I ready myself and get out of the Convent by 6.00am. It’s a long walk to the taxi pick up and the city is already starting to wake.
I manage to get a ride to the transport stop at Ganta Parking and find a suitable car for the journey. Then comes the wait, nothing moves until it’s full in Africa and there’s no exceptions here. I pay for two seats so I can have the one front seat to myself. The car is an ageing Nissan with 215,000 on the clock, it’s a shed.
Finally we start the direct, no stop, journey and 500mtrs down the road we stop for new spark plugs.
Ok so now we’re on the road heading out of town. Prince is texting me about every 3 minutes trying to link up and finally I get him to call the driver and we arrange to meet.
Five miles later we are in a garage for a replacement and well worn tyre and they discover other problems with the brakes so now they are fixing that problem too.
It’s kind of inevitable that problems will occur with the terribly worn out cars and very challenging road conditions here, I’m not bothered but it’s a little frustrating.
Prince is on the phone again, he’s now coming to meet me at the garage, with a bit of luck he will arrive before the work is done?
Well the work continues on the car and Prince arrived, he’s not confident that we will make the border tonight as he doesn’t think the car will manage the roads!
Anyway they rebuild the CV joint and it’s time to move on, I say my goodbyes and we’re off again.
The car doesn’t sound great but hey, what’s the worse that could happen?
The driver is not hanging around and he throws the car around on the good road making good time and not taking too many risks, I’m not worried about his driving but the car is a total nail.
We continue to make good time but I do think that the delays have been too long, it’s going to be tight!
The last section of this trip passes through the jungle, my favourite kind of roads out here. For a while it’s pretty good going and the mud road could almost be made of rough tar, it’s actually polished in some places and the driver doesn’t let up on the speed. We have a stop in a village and soon we are back on the jungle track.
From this point the road seriously deteriorated and within a couple of miles there’s a huge mud hole. The driver attacks it with vigour and the CV joint blows apart. I was actually filming at the time and I’m sure the event will be captured on video.
We are stuck in the middle of this glutinous mud hole and the car is going nowhere today, that’s for sure. The driver flags down a pick up who drags us out of the hole and then drives off. There is much beratement from the other passengers whilst I keep calm and think what to do next. We are 40km from the border, in the middle of the jungle, the car is going nowhere and it’s starting to get dark, brilliant!
A little while later a Ford Ranger pulls up and there’s discussion going on. He toes the car a little way to get it off the track and then there’s an offer on the table.

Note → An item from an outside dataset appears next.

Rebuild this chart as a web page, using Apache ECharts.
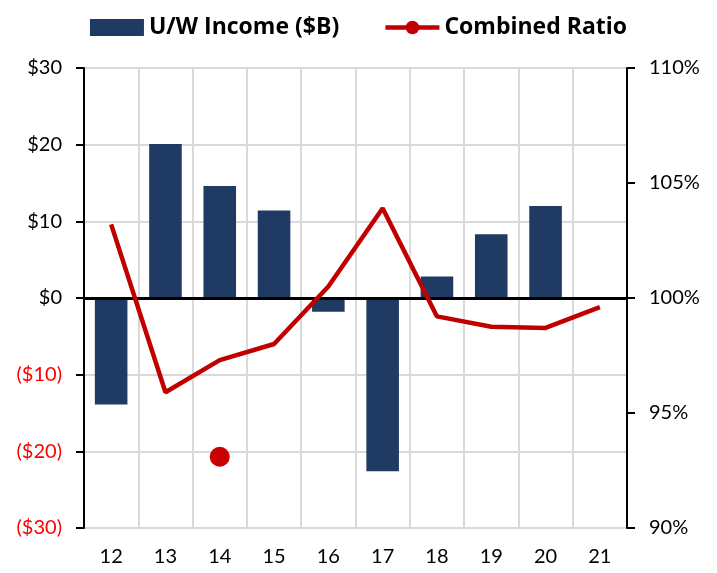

He is fully loaded with passengers and goods but agrees to take the five of us and all the cargo for 1,000 Liberian Dollars each, that’s about £5.00. I suggest that the original driver should cover the cost as I paid quite a sum for the journey already but as usual he’s got no money!!
I can’t stay here so I agree and with much argument and reluctance, so do all the other passengers.
There’s an old lady in our car and it takes a bit of pushing and heaving to get her into the pickup and she’s sat on a bucket, nothing like a bit of luxury but I’m pleased that she will not be left in the jungle.
I’m sat on the roof of the pick up hanging on for dear life to some motorbike tyres.
The journey begins. I am having an absolute ball, this is about the best outcome I could have wished for, the jungle trail to the border is muddy, wet, rocky and everything else in between. Up on the roof I have a fantastic view of the road ahead and I’m loving it. I try a few shots but soon the light is gone and I’m just hanging on.
One section was so challenging that we all had to get out of the pickup as it was too dangerous climbing up a deeply rutted and rocky slope. Next on the list was deep wet muddy slopes, the truck was sliding sideways and struggling for grip at one point there was a lorry coming the other way and we had to wait as it slowly made progress up the hill slithering dangerously close to our pickup. What more could a man want this is fab!
The 40km journey took a good few hours it was so tough! Towards the end my body stayed to ache a little bit I wasn’t complaining, I wondered what the old lady was thinking being bounced up and down like this, I bet she wasn’t enjoying it as much as me! Finally we arrived at the border town, there’s no point going to the border now as it’s closed for the night so we unload the truck and I’m left wondering what to do next.
Everyone is busting themselves with their own stuff so I wander off and try to find somewhere to stay. Bingo, there’s a local ‘Motel’, I will say that loosely as it’s a bit of a dump but there’s a bed for the night and it has power so I can charge my phone.
I ask the price and the chap wants $15, it’s pretty expensive here for a bed but I don’t really have much choice so I take it.
The room has a mosquito net which is a bonus. Whilst settling in another chap asks me if I know the price, I say ‘no’ and he asks me for $10! I pay him, I expect the other chap was doing what everyone else does here and jacks the price when they see white skin, it’s shameful but totally normal here.
So I have room, power, a broken fan and a mosquito net, despite the difficulties I have had yet another brilliant and memorable day that I will never forget.
I’m still in Liberia but the border is very close and I will cross into Cote de Ivoire, the Ivory Coast, my last country for this trip, tomorrow.
Who knows what the new day will bring??